Friends began to worry about her well being, as she grew irritable and quite tired of her social obligations. She longed for privacy, if not isolation, so somebody suggested that she visit her brother, Jim Morris, in California.

The sister had not seen her brother since he moved to what is now Madera County, and when Morris learned of her situation, he insisted that she join him in the Golden State, at a place called Bates Station, near the Wide Awake Ranch.

So the woman left the East with all of its refinement and came to live something of a frontier existence with her brother. Through it all, however, she remained a lady of splendid attainment--scrupulously honest, and was always in control, even as her garters and stockings went up in smoke.

Upon her arrival at Bates Station, Mrs. Hassaurek purchased a thousand acres and began farming with her brother. She enjoyed the slow pace of life in this county and would no doubt have lived to enjoy it a lot longer had it not been for that confounded coal oil lantern.

On the night of June 1, 1891, Mrs. Hassaurek and her brother had a houseguest. They had just purchased a harvester and the equipment salesman, C.F. Clark, was showing Morris how to use it.

At about nine o’clock p.m. the two men returned to the house where they enjoyed one of Mrs. Hassaurek’s sumptuous meals. Clark excused himself shortly after dinner, reminding his hosts that he required a wake-up call early the next morning. He had other appointments to keep.

Morris assured Clark that he would roust him out in plenty of time, and Mrs. Hassaurek insisted that the salesman not leave without telling her good-bye. As Clark was retiring, he heard Mrs. Hassaurek call to her brother to assist her in extinguishing the lights in the coal oil lamps. She grabbed the big lamp from its stand and proceeded to put out that light first. With lips pursed at the top of the glass chimney, she blew down towards the wick. That was her first mistake. The lamp exploded and showered her with flaming oil!.

With clothes ablaze, she made her second mistake; she ran into the dining room in search of something with which she could smother the flames. She grabbed the tablecloth, but this only added to the problem. It quickly caught fire and deepened Mrs. Hassaurek’s predicament.

By this time, Clark had rushed out from his room to the scene of the disaster. What he saw was horrific. Mrs. Hassaurek was completely enveloped in flames, which licked at the ceiling.

The poor woman managed to scream out a plea to her brother to bring her a blanket, but by the time he had returned, all the clothing had burned from his sister’s body, and pieces of skin as large as one’s hand dropped on the floor. Nothing remained on the woman but her stockings and garters, and these were ablaze as well.

Finally Morris and Clark extinguished the flames and managed to get the woman to her bedroom. Making her as comfortable as possible, the two men rushed back downstairs to fight the flames that threatened the house. When the fire had been extinguished, they hurriedly returned to Mrs. Hassaurek’s bedside. They found her still conscious and in complete control of herself.

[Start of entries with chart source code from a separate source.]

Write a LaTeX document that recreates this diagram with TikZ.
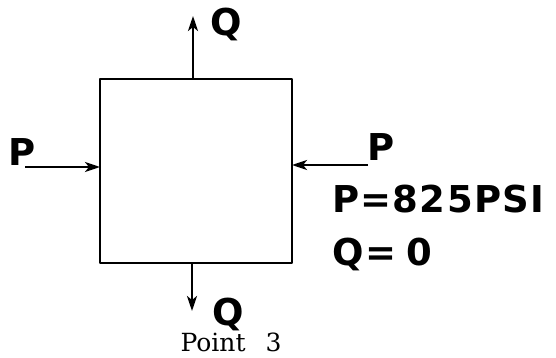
\documentclass[tikz,border=0pt]{standalone}
\usepackage{fontspec}
\setmainfont{DejaVu Serif}
\newfontfamily\lettering{DejaVu Sans}
\newfontfamily\spacedlettering[LetterSpace=3.5]{DejaVu Sans}
\usetikzlibrary{arrows.meta}
\begin{document}
\begin{tikzpicture}[x=1pt,y=-1pt,
  edge/.style={line width=2.6pt,line cap=round,line join=round},
  force/.style={line width=2.4pt,-{Stealth[length=15pt,width=10pt,inset=4pt]}},
  lbl/.style={font=\lettering\bfseries\fontsize{37}{37}\selectfont,inner sep=0pt},
  spacedlbl/.style={font=\spacedlettering\bfseries\fontsize{37}{37}\selectfont,inner sep=0pt},
  captiontext/.style={font=\fontsize{25}{25}\selectfont,inner sep=0pt}]
\useasboundingbox (0,0) rectangle (556,358);
\coordinate (tl) at (100,79);
\coordinate (br) at (292,263);
\draw[edge] (tl) rectangle (br);
\coordinate (topmid) at (193,79);
\coordinate (toptip) at (193,16);
\coordinate (botmid) at (192,263);
\coordinate (bottip) at (192,311);
\coordinate (leftmid) at (100,167);
\coordinate (lefttail) at (25,167);
\coordinate (rightmid) at (292,165);
\coordinate (righttail) at (368,165);
\draw[force] (topmid) -- (toptip);
\draw[force] (botmid) -- (bottip);
\draw[force] (lefttail) -- (leftmid);
\draw[force] (righttail) -- (rightmid);
\node[lbl] (qtop) at (226,24) {Q};
\node[lbl] (qbot) at (228,314) {Q};
\node[lbl] (pleft) at (22,152) {P};
\node[lbl] (pright) at (381,147) {P};
\node[spacedlbl,anchor=west] (peq) at (332,199) {P=825PSI};
\node[lbl,anchor=west] (qeq) at (332,254) {Q\hspace{2pt}=\hspace{10pt}0};
\node[captiontext] (title) at (231,342) {Point\hspace{20pt}3};
\end{tikzpicture}
\end{document}
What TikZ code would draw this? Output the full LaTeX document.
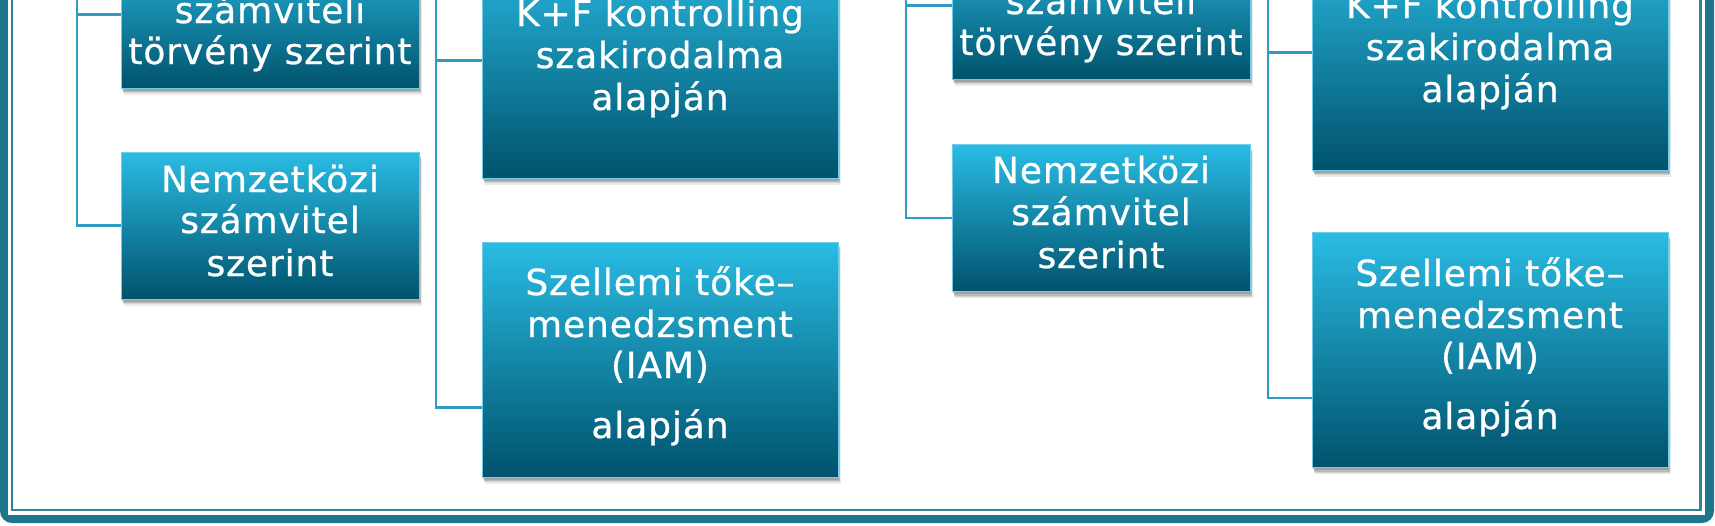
\documentclass[tikz,border=0pt]{standalone}
\usepackage{fontspec}
\setmainfont{DejaVu Sans}
\newfontfamily\boxfont{DejaVu Sans}[LetterSpace=2.5,FakeBold=0.7]
\usetikzlibrary{shadows,calc}
\definecolor{bandcol}{RGB}{30,118,138}
\definecolor{framecol}{RGB}{46,132,153}
\definecolor{linkcol}{RGB}{48,155,195}
\definecolor{btop}{RGB}{42,188,228}
\definecolor{bmid}{RGB}{0,133,172}
\definecolor{bbot}{RGB}{0,82,108}
\definecolor{bedge}{RGB}{110,205,232}
\begin{document}
\begin{tikzpicture}[x=0.75pt,y=-0.75pt,
  box/.style={rectangle, inner sep=0pt, top color=btop, middle color=bmid, bottom color=bbot,
    draw=bedge, line width=0.6pt,
    drop shadow={shadow xshift=2.2pt,shadow yshift=-5pt,opacity=0.08,fill=black},
    drop shadow={shadow xshift=1.8pt,shadow yshift=-4pt,opacity=0.1,fill=black},
    drop shadow={shadow xshift=1.3pt,shadow yshift=-3pt,opacity=0.12,fill=black},
    drop shadow={shadow xshift=0.8pt,shadow yshift=-2pt,opacity=0.12,fill=black}},
  smallbox/.style={box, minimum width=223.5pt, minimum height=110.25pt},
  bigbox/.style={box, minimum width=267pt, minimum height=176.25pt},
  txt/.style={anchor=base, inner sep=0pt, text=white, font=\boxfont\fontsize{27pt}{32pt}\selectfont},
  link/.style={draw=linkcol, line width=2pt}
]
\useasboundingbox (0,0) rectangle (1715,525);
% frame
\fill[bandcol, rounded corners=9] (0,-60) rectangle (1714,523);
\fill[white] (8,-60) rectangle (1705,515);
\draw[framecol, line width=2.2pt] (12,-60) rectangle (1700.5,510);

% boxes
\node[smallbox] (A) at (270,14.5) {};
\node[smallbox] (B) at (270,225.5) {};
\node[bigbox] (C) at (660,60.5) {};
\node[bigbox] (D) at (660,359.5) {};
\node[smallbox] (E) at (1101,5.5) {};
\node[smallbox] (F) at (1101,218) {};
\node[bigbox] (G) at (1490,52.5) {};
\node[bigbox] (H) at (1490,350) {};

% connectors
\coordinate (pL) at (77,-80);
\coordinate (pC) at (436,-80);
\coordinate (pR) at (906,-80);
\coordinate (pG) at (1268,-80);
\draw[link] (pL) |- (A.west);
\draw[link] (pL) |- (B.west);
\draw[link] (pC) |- (C.west);
\draw[link] (pC) |- ($(D.south west)+(0,-70)$);
\draw[link] (pR) |- (E.west);
\draw[link] (pR) |- (F.west);
\draw[link] (pG) |- (G.west);
\draw[link] (pG) |- ($(H.south west)+(0,-70)$);

% texts
\node[txt] (A1) at (270,23) {számviteli};
\node[txt] (A2) at (270,64) {törvény szerint};
\node[txt] (B1) at (270,192) {Nemzetközi};
\node[txt] (B2) at (270,233) {számvitel};
\node[txt] (B3) at (270,276) {szerint};
\node[txt] (C1) at (660,26) {K+F kontrolling};
\node[txt] (C2) at (660,68) {szakirodalma};
\node[txt] (C3) at (660,110) {alapján};
\node[txt] (D1) at (660,295) {Szellemi tőke–};
\node[txt] (D2) at (660,337) {menedzsment};
\node[txt] (D3) at (660,378) {(IAM)};
\node[txt] (D4) at (660,438) {alapján};
\node[txt] (E1) at (1101,14) {számviteli};
\node[txt] (E2) at (1101,55) {törvény szerint};
\node[txt] (F1) at (1101,183) {Nemzetközi};
\node[txt] (F2) at (1101,225) {számvitel};
\node[txt] (F3) at (1101,268) {szerint};
\node[txt] (G1) at (1490,18) {K+F kontrolling};
\node[txt] (G2) at (1490,60) {szakirodalma};
\node[txt] (G3) at (1490,102) {alapján};
\node[txt] (H1) at (1490,286) {Szellemi tőke–};
\node[txt] (H2) at (1490,328) {menedzsment};
\node[txt] (H3) at (1490,369) {(IAM)};
\node[txt] (H4) at (1490,429) {alapján};
\end{tikzpicture}
\end{document}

She told the men that she knew that death had to be coming soon, and she was right. By 10 the next morning, the pitiful creature mercifully died, but without ever losing consciousness or her composure.

While she was engulfed in flames, she never panicked. As her burning clothes scorched her body, she remained calm. Even as she lay dying in her bed, she was fully alert. In the face of excruciating pain, Mrs. Hassaurek became a monument to that stoic acceptance of danger and death that so characterized life on the American frontier.

It’s just a tragedy that she ever came to Madera County.